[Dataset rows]
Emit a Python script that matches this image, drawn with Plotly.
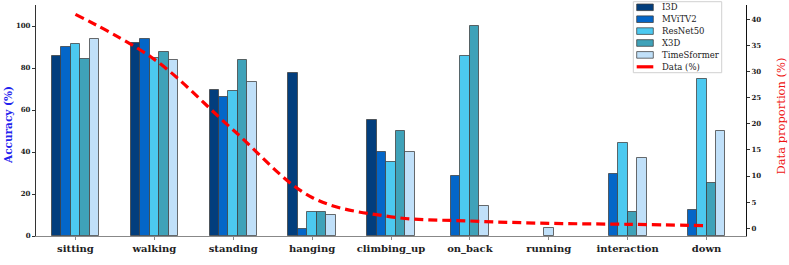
import plotly.graph_objects as go

categories = ["sitting", "walking", "standing", "hanging", "climbing_up",
              "on_back", "running", "interaction", "down"]
models = ["I3D", "MViTV2", "ResNet50", "X3D", "TimeSformer"]
i3d = [85.7, 91.7, 69.5, 77.4, 55.1, 0, 0, 0, 0]
mvitv2 = [90.2, 93.6, 66.3, 3.3, 40.2, 28.7, 0, 29.7, 12.6]
resnet50 = [91.3, 85.0, 69.2, 11.3, 35.1, 85.7, 0, 44.4, 75.0]
x3d = [84.1, 87.8, 84.0, 11.3, 50.0, 100.0, 0, 11.3, 25.3]
timesformer = [93.8, 83.6, 73.3, 9.8, 40.2, 14.4, 4.0, 37.3, 50.2]
data_pct = [40.9, 32.3, 18.8, 5.9, 2.2, 1.4, 0.95, 0.77, 0.5]
left_ticks = [0, 20, 40, 60, 80, 100]
right_ticks = [0, 5, 10, 15, 20, 25, 30, 35, 40]

colors = ["#023e7d", "#0466c8", "#4cc9f0", "#3fa2b9", "#c0e0f9"]
series = [i3d, mvitv2, resnet50, x3d, timesformer]

FONT = "DejaVu Serif"
BAR_W = 0.12

# positions: only non-zero bars in each group, centred on the category
xs = {m: [] for m in models}
ys = {m: [] for m in models}
for i, _ in enumerate(categories):
    present = [j for j in range(len(models)) if series[j][i] > 0]
    n = len(present)
    for k, j in enumerate(present):
        xs[models[j]].append(i + (k - (n - 1) / 2) * BAR_W)
        ys[models[j]].append(series[j][i])

fig = go.Figure()
for j, m in enumerate(models):
    fig.add_trace(go.Bar(
        x=xs[m], y=ys[m], width=BAR_W, name=m,
        marker=dict(color=colors[j], line=dict(color="rgba(60,60,60,0.75)", width=1)),
        showlegend=False, yaxis="y"))

fig.add_trace(go.Scatter(
    x=list(range(len(categories))), y=data_pct, mode="lines", name="Data (%)",
    line=dict(color="#ff0000", width=3.2, dash="9px,5px", shape="spline", smoothing=1.0),
    yaxis="y2", showlegend=False))

fig.update_layout(
    width=789, height=265,
    margin=dict(l=36, r=43, t=5, b=29),
    paper_bgcolor="white", plot_bgcolor="white",
    barmode="overlay", bargap=0,
    font=dict(family=FONT, color="#222"),
    xaxis=dict(range=[-0.5, len(categories) - 0.5], tickmode="array",
               tickvals=list(range(len(categories))), ticktext=categories,
               tickfont=dict(size=10, family=FONT, color="#222", weight="bold"),
               showline=True, linecolor="#888", linewidth=1.2, automargin=False,
               ticks="outside", ticklen=3, tickcolor="#888", showgrid=False, zeroline=False),
    yaxis=dict(range=[0, 110], tickvals=left_ticks, automargin=False,
               tickfont=dict(size=7, family=FONT, color="#222", weight="bold"),
               showline=True, linecolor="#333", linewidth=1.2,
               ticks="outside", ticklen=3, tickcolor="#333", showgrid=False, zeroline=False),
    yaxis2=dict(range=[-1.47, 42.7], tickvals=right_ticks, overlaying="y", side="right",
                automargin=False,
                tickfont=dict(size=7, family=FONT, color="#222", weight="bold"),
                showline=True, linecolor="#111", linewidth=1.2,
                ticks="outside", ticklen=3, tickcolor="#333", showgrid=False, zeroline=False),
)

# legend and axis titles drawn in paper coordinates
PL, PR, PT, PB = 36, 746, 5, 236
def px2x(px):
    return (px - PL) / (PR - PL)
def py2y(py):
    return (PB - py) / (PB - PT)

shapes = [dict(type="rect", xref="paper", yref="paper",
               x0=px2x(633.3), x1=px2x(721.7), y0=py2y(72.7), y1=py2y(1.7),
               fillcolor="rgba(255,255,255,0.9)", line=dict(color="#d0d0d0", width=1), layer="above")]
annotations = []
labels = models + ["Data (%)"]
for k, lab in enumerate(labels):
    cy = 7.3 + k * 11.9
    if k < len(models):
        shapes.append(dict(type="rect", xref="paper", yref="paper",
                           x0=px2x(636.7), x1=px2x(653.3), y0=py2y(cy + 3.3), y1=py2y(cy - 3.3),
                           fillcolor=colors[k], line=dict(color="rgba(60,60,60,0.75)", width=1), layer="above"))
    else:
        shapes.append(dict(type="line", xref="paper", yref="paper",
                           x0=px2x(636.7), x1=px2x(653.3), y0=py2y(cy), y1=py2y(cy),
                           line=dict(color="#ff0000", width=3.2), layer="above"))
    annotations.append(dict(xref="paper", yref="paper", x=px2x(660), y=py2y(cy),
                            xanchor="left", yanchor="middle", text=lab, showarrow=False,
                            font=dict(size=8.5, family=FONT, color="#222")))

annotations.append(dict(xref="paper", yref="paper", x=px2x(8), y=py2y(125),
                        xanchor="center", yanchor="middle", text="Accuracy (%)", showarrow=False,
                        textangle=-90, font=dict(size=10.5, family=FONT, color="#2222ee", weight="bold")))
annotations.append(dict(xref="paper", yref="paper", x=px2x(780), y=py2y(116.5),
                        xanchor="center", yanchor="middle", text="Data proportion (%)", showarrow=False,
                        textangle=-90, font=dict(size=11.5, family=FONT, color="#ee1111")))
fig.update_layout(shapes=shapes, annotations=annotations)

fig.write_html("out.html", config={"displayModeBar": False},
               post_script="document.body.style.margin='0px';")
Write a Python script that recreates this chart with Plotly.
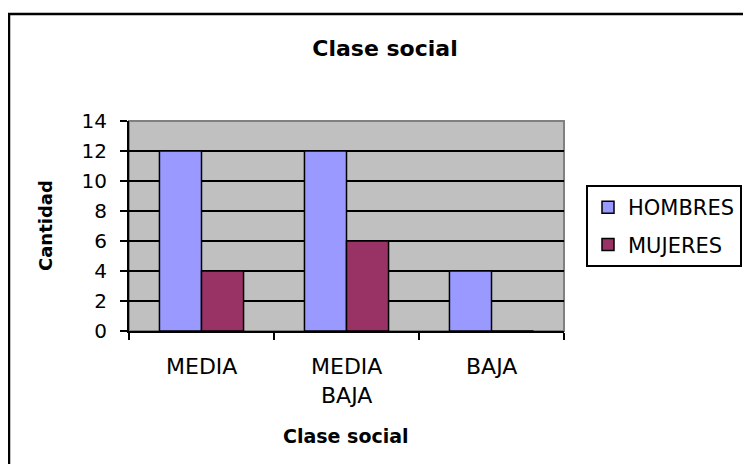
import plotly.graph_objects as go

categories = ["MEDIA", "MEDIA BAJA", "BAJA"]
tick_labels = ["MEDIA", "MEDIA<br>BAJA", "BAJA"]
hombres = [12, 12, 4]
mujeres = [4, 6, 0]
series_names = ["HOMBRES", "MUJERES"]
series_colors = ["#9999FF", "#993366"]

OFF = 8  # default page body margin
W, H = 751, 464
L, R, T, B = 129, 564, 121, 331  # plot area in page pixels
pw, ph = R - L, B - T

def px_x(px):
    return (px - L) / pw

def px_y(py):
    return (B - py) / ph

FONT = "DejaVu Sans, Liberation Sans, Arial, sans-serif"

fig = go.Figure()
for i, (name, vals) in enumerate(zip(series_names, [hombres, mujeres])):
    fig.add_trace(go.Bar(
        x=categories, y=vals, name=name,
        marker=dict(color=series_colors[i], line=dict(color="black", width=1.5)),
        legendgroup=name,
    ))

annotations = []
for cat, lab in zip(categories, tick_labels):
    for j, line in enumerate(lab.split("<br>")):
        annotations.append(dict(
            x=cat, xref="x", y=px_y(366 + 29 * j), yref="paper",
            text=line, showarrow=False, xanchor="center", yanchor="middle",
            font=dict(family=FONT, size=22, color="black"),
        ))
annotations.append(dict(
    x=px_x(346), xref="paper", y=px_y(436), yref="paper",
    text="<b>Clase social</b>", showarrow=False,
    xanchor="center", yanchor="middle",
    font=dict(family=FONT, size=19, color="black"),
))
annotations.append(dict(
    x=px_x(45), xref="paper", y=px_y(226), yref="paper",
    text="<b>Cantidad</b>", showarrow=False, textangle=-90,
    xanchor="center", yanchor="middle",
    font=dict(family=FONT, size=18, color="black"),
))

shapes = [
    dict(type="rect", xref="paper", yref="paper", x0=0, x1=1, y0=0, y1=1,
         line=dict(color="#808080", width=2), layer="below"),
    dict(type="rect", xref="paper", yref="paper",
         x0=px_x(9), x1=px_x(770), y0=px_y(480), y1=px_y(14),
         line=dict(color="black", width=2.5)),
]

fig.update_layout(
    width=W - OFF, height=H - OFF,
    margin=dict(l=L - OFF, r=W - R, t=T - OFF, b=H - B, pad=0, autoexpand=False),
    paper_bgcolor="white",
    plot_bgcolor="#C0C0C0",
    barmode="group", bargap=0.42, bargroupgap=0,
    title=dict(text="<b>Clase social</b>", x=px_x(385), xref="paper",
               y=1 - (48 - OFF) / (H - OFF), yref="container",
               xanchor="center", yanchor="middle",
               font=dict(family=FONT, size=22, color="black")),
    font=dict(family=FONT, size=20, color="black"),
    xaxis=dict(showticklabels=False, tickson="boundaries", ticks="outside",
               ticklen=7, tickwidth=1.5, tickcolor="black",
               showline=True, linecolor="black", linewidth=2,
               showgrid=False, zeroline=False, fixedrange=True),
    yaxis=dict(range=[0, 14], dtick=2, ticks="outside", ticklen=7, tickwidth=1.5,
               tickcolor="black", showline=True, linecolor="black", linewidth=2,
               showgrid=True, gridcolor="black", gridwidth=1.5, zeroline=False,
               ticklabelstandoff=9,
               tickfont=dict(family=FONT, size=20, color="black")),
    legend=dict(x=px_x(586), y=px_y(185), xanchor="left", yanchor="top",
                bordercolor="black", borderwidth=2, bgcolor="white",
                font=dict(family=FONT, size=21, color="black"),
                tracegroupgap=7, traceorder="grouped"),
    annotations=annotations,
    shapes=shapes,
    showlegend=True,
)

fig.write_html("out.html")
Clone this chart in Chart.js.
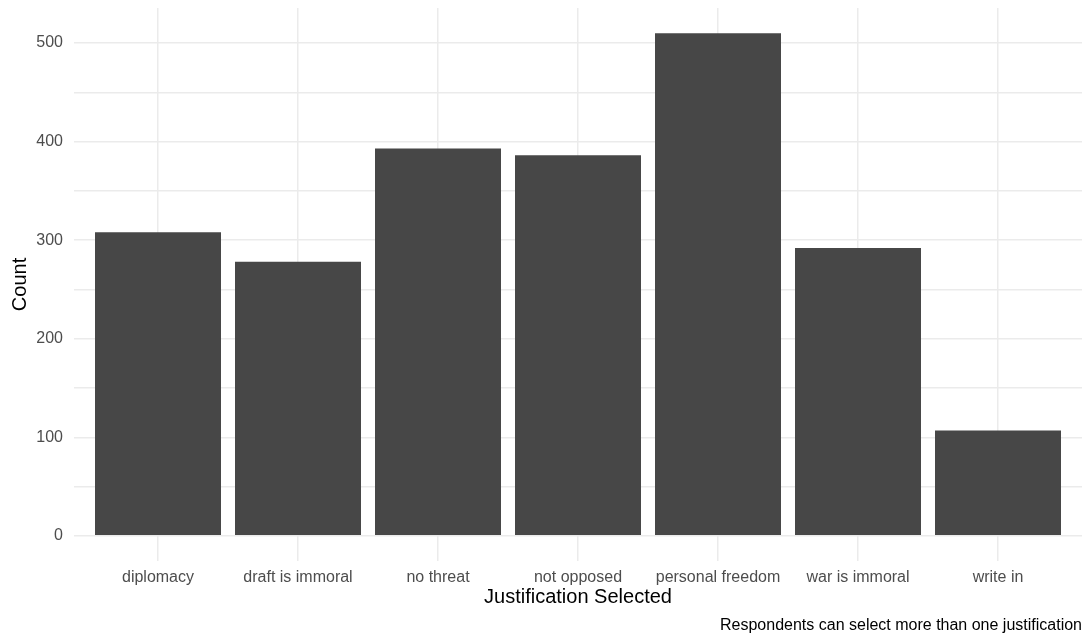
<!DOCTYPE html>
<html>
<head>
<meta charset="utf-8">
<script src="https://cdn.jsdelivr.net/npm/chart.js@4"></script>
<style>
  body { margin: 0; background: #ffffff; }
</style>
</head>
<body>
<canvas id="justchart" width="1082" height="635"></canvas>
<script>
var categories = [
  "diplomacy",
  "draft is immoral",
  "no threat",
  "not opposed",
  "personal freedom",
  "war is immoral",
  "write in",
];
var counts = [308, 278, 393, 386, 510, 292, 107];
var yTicks = [0, 50, 100, 150, 200, 250, 300, 350, 400, 450, 500];

var gridColor = "#ebebeb";
var tickColor = "#4d4d4d";
var font = "Liberation Sans, Arial, Helvetica, sans-serif";

// bars are placed on a linear x axis so the panel can be padded like ggplot
var points = categories.map(function (c, i) {
  return { x: i, y: counts[i] };
});

function setBarChart() {
  var ctx = document.getElementById("justchart").getContext("2d");
  var myChart = new Chart(ctx, {
    type: "bar",
    data: {
      datasets: [
        {
          label: "Count",
          data: points,
          backgroundColor: "#474747",
          borderWidth: 0,
          barPercentage: 0.9,
          categoryPercentage: 1,
        },
      ],
    },
    options: {
      responsive: false,
      animation: false,
      layout: { padding: { top: 8, right: 0, bottom: 0, left: 0 } },
      plugins: {
        legend: { display: false },
        tooltip: { enabled: false },
        subtitle: {
          display: true,
          position: "bottom",
          align: "end",
          text: "Respondents can select more than one justification",
          color: "#000000",
          font: { family: font, size: 16 },
          padding: { top: 0, bottom: 0 },
        },
      },
      scales: {
        x: {
          type: "linear",
          offset: false,
          min: -0.6,
          max: 6.6,
          border: { display: false },
          grid: { color: gridColor, lineWidth: 1.5, drawTicks: false, offset: false },
          afterBuildTicks: function (scale) {
            scale.ticks = categories.map(function (c, i) {
              return { value: i };
            });
          },
          afterFit: function (scale) {
            scale.height = 54.8;
            scale.paddingLeft = 0;
            scale.paddingRight = 0;
          },
          ticks: {
            padding: 7,
            color: tickColor,
            autoSkip: false,
            maxRotation: 0,
            font: { family: font, size: 16 },
            callback: function (value) {
              return categories[value];
            },
          },
          title: {
            display: true,
            text: "Justification Selected",
            color: "#000000",
            font: { family: font, size: 20 },
            padding: { top: 0, bottom: 6 },
          },
        },
        y: {
          min: -25.5,
          max: 535.5,
          border: { display: false },
          grid: { color: gridColor, lineWidth: 1.5, drawTicks: false },
          afterBuildTicks: function (scale) {
            scale.ticks = yTicks.map(function (v) {
              return { value: v };
            });
          },
          afterFit: function (scale) {
            scale.width = 74;
            scale.paddingTop = 0;
            scale.paddingBottom = 0;
          },
          ticks: {
            padding: 11,
            color: tickColor,
            font: { family: font, size: 16 },
            callback: function (value) {
              return value % 100 === 0 ? value : "";
            },
          },
          title: {
            display: true,
            text: "Count",
            color: "#000000",
            font: { family: font, size: 20 },
            padding: { top: 8, bottom: 0 },
          },
        },
      },
    },
  });
}

setBarChart();
</script>
</body>
</html>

- _What the task requires_
Report how many lines of the data hold the string "that"; give only the number.

- _Result of this exercise_
2